EXERCISE OBJECTIVE: Images should be left out, and everything else in the listing reproduced exactly.
---*---
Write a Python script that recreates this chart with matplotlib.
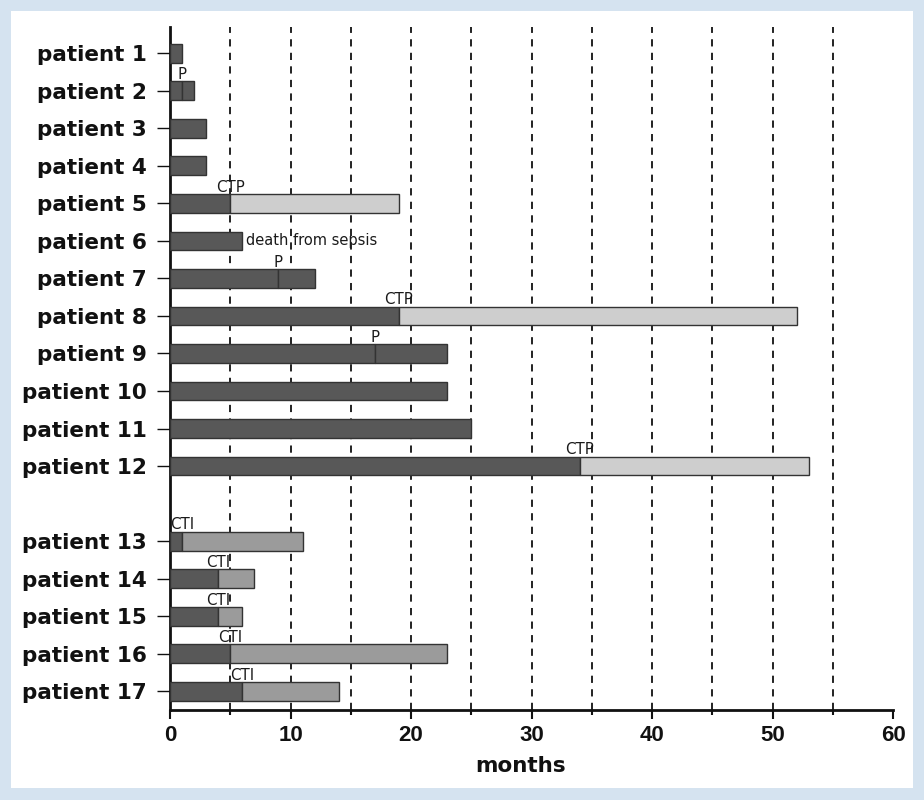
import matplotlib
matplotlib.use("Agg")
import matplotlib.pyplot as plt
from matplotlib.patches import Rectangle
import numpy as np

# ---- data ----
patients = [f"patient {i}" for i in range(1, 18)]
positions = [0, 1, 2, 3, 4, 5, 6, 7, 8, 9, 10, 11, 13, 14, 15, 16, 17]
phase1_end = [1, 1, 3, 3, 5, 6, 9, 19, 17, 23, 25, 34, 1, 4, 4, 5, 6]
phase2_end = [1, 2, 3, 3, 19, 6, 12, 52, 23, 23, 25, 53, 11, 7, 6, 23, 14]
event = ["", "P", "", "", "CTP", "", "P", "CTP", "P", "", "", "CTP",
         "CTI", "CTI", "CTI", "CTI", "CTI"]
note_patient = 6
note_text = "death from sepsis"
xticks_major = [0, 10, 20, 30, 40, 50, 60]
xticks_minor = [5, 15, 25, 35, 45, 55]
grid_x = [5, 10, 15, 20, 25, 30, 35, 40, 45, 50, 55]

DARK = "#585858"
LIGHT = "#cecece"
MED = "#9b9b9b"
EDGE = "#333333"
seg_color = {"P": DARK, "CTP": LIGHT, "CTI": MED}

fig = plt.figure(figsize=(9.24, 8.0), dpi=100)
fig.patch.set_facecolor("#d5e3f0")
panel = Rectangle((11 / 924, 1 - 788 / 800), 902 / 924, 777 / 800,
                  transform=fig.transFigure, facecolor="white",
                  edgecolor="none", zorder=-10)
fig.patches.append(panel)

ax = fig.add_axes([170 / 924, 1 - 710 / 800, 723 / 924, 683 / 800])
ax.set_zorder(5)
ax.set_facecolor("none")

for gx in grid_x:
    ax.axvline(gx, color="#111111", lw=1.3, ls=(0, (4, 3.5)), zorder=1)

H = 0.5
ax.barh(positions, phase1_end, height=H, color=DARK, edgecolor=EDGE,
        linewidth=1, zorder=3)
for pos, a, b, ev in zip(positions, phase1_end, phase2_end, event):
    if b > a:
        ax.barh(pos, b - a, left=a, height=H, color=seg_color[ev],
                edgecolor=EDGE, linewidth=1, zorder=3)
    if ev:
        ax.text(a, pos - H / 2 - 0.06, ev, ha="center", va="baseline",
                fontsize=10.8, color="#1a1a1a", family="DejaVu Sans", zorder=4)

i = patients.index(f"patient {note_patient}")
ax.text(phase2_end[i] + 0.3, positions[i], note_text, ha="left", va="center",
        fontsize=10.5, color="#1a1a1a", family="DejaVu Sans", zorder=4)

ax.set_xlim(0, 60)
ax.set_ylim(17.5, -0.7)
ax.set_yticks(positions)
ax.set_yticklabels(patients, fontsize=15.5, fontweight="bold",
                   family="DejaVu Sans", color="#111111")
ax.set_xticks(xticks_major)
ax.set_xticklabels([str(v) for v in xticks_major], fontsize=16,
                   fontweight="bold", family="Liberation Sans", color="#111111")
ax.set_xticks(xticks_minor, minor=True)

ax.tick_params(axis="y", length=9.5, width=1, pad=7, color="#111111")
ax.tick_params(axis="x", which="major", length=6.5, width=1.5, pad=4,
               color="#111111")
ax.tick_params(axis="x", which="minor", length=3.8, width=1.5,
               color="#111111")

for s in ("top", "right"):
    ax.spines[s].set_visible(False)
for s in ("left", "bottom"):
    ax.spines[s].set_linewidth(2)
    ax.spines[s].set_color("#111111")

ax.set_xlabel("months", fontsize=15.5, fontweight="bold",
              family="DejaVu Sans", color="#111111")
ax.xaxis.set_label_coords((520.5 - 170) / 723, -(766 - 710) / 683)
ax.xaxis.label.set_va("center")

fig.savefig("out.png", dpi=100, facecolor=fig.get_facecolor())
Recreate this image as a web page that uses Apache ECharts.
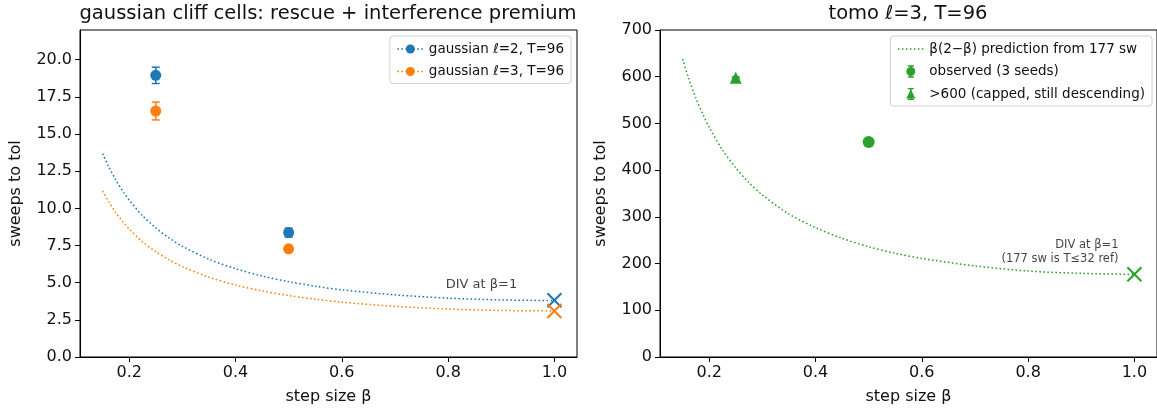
---*---
ANSWER FOR THE TASK:
Write a Python script that recreates this chart with matplotlib.
import matplotlib
matplotlib.use("Agg")
import matplotlib.pyplot as plt
from matplotlib.patches import Rectangle
import numpy as np

# ---- data ----
patients = [f"patient {i}" for i in range(1, 18)]
positions = [0, 1, 2, 3, 4, 5, 6, 7, 8, 9, 10, 11, 13, 14, 15, 16, 17]
phase1_end = [1, 1, 3, 3, 5, 6, 9, 19, 17, 23, 25, 34, 1, 4, 4, 5, 6]
phase2_end = [1, 2, 3, 3, 19, 6, 12, 52, 23, 23, 25, 53, 11, 7, 6, 23, 14]
event = ["", "P", "", "", "CTP", "", "P", "CTP", "P", "", "", "CTP",
         "CTI", "CTI", "CTI", "CTI", "CTI"]
note_patient = 6
note_text = "death from sepsis"
xticks_major = [0, 10, 20, 30, 40, 50, 60]
xticks_minor = [5, 15, 25, 35, 45, 55]
grid_x = [5, 10, 15, 20, 25, 30, 35, 40, 45, 50, 55]

DARK = "#585858"
LIGHT = "#cecece"
MED = "#9b9b9b"
EDGE = "#333333"
seg_color = {"P": DARK, "CTP": LIGHT, "CTI": MED}

fig = plt.figure(figsize=(9.24, 8.0), dpi=100)
fig.patch.set_facecolor("#d5e3f0")
panel = Rectangle((11 / 924, 1 - 788 / 800), 902 / 924, 777 / 800,
                  transform=fig.transFigure, facecolor="white",
                  edgecolor="none", zorder=-10)
fig.patches.append(panel)

ax = fig.add_axes([170 / 924, 1 - 710 / 800, 723 / 924, 683 / 800])
ax.set_zorder(5)
ax.set_facecolor("none")

for gx in grid_x:
    ax.axvline(gx, color="#111111", lw=1.3, ls=(0, (4, 3.5)), zorder=1)

H = 0.5
ax.barh(positions, phase1_end, height=H, color=DARK, edgecolor=EDGE,
        linewidth=1, zorder=3)
for pos, a, b, ev in zip(positions, phase1_end, phase2_end, event):
    if b > a:
        ax.barh(pos, b - a, left=a, height=H, color=seg_color[ev],
                edgecolor=EDGE, linewidth=1, zorder=3)
    if ev:
        ax.text(a, pos - H / 2 - 0.06, ev, ha="center", va="baseline",
                fontsize=10.8, color="#1a1a1a", family="DejaVu Sans", zorder=4)

i = patients.index(f"patient {note_patient}")
ax.text(phase2_end[i] + 0.3, positions[i], note_text, ha="left", va="center",
        fontsize=10.5, color="#1a1a1a", family="DejaVu Sans", zorder=4)

ax.set_xlim(0, 60)
ax.set_ylim(17.5, -0.7)
ax.set_yticks(positions)
ax.set_yticklabels(patients, fontsize=15.5, fontweight="bold",
                   family="DejaVu Sans", color="#111111")
ax.set_xticks(xticks_major)
ax.set_xticklabels([str(v) for v in xticks_major], fontsize=16,
                   fontweight="bold", family="Liberation Sans", color="#111111")
ax.set_xticks(xticks_minor, minor=True)

ax.tick_params(axis="y", length=9.5, width=1, pad=7, color="#111111")
ax.tick_params(axis="x", which="major", length=6.5, width=1.5, pad=4,
               color="#111111")
ax.tick_params(axis="x", which="minor", length=3.8, width=1.5,
               color="#111111")

for s in ("top", "right"):
    ax.spines[s].set_visible(False)
for s in ("left", "bottom"):
    ax.spines[s].set_linewidth(2)
    ax.spines[s].set_color("#111111")

ax.set_xlabel("months", fontsize=15.5, fontweight="bold",
              family="DejaVu Sans", color="#111111")
ax.xaxis.set_label_coords((520.5 - 170) / 723, -(766 - 710) / 683)
ax.xaxis.label.set_va("center")

fig.savefig("out.png", dpi=100, facecolor=fig.get_facecolor())
Recreate this image as a web page that uses Apache ECharts.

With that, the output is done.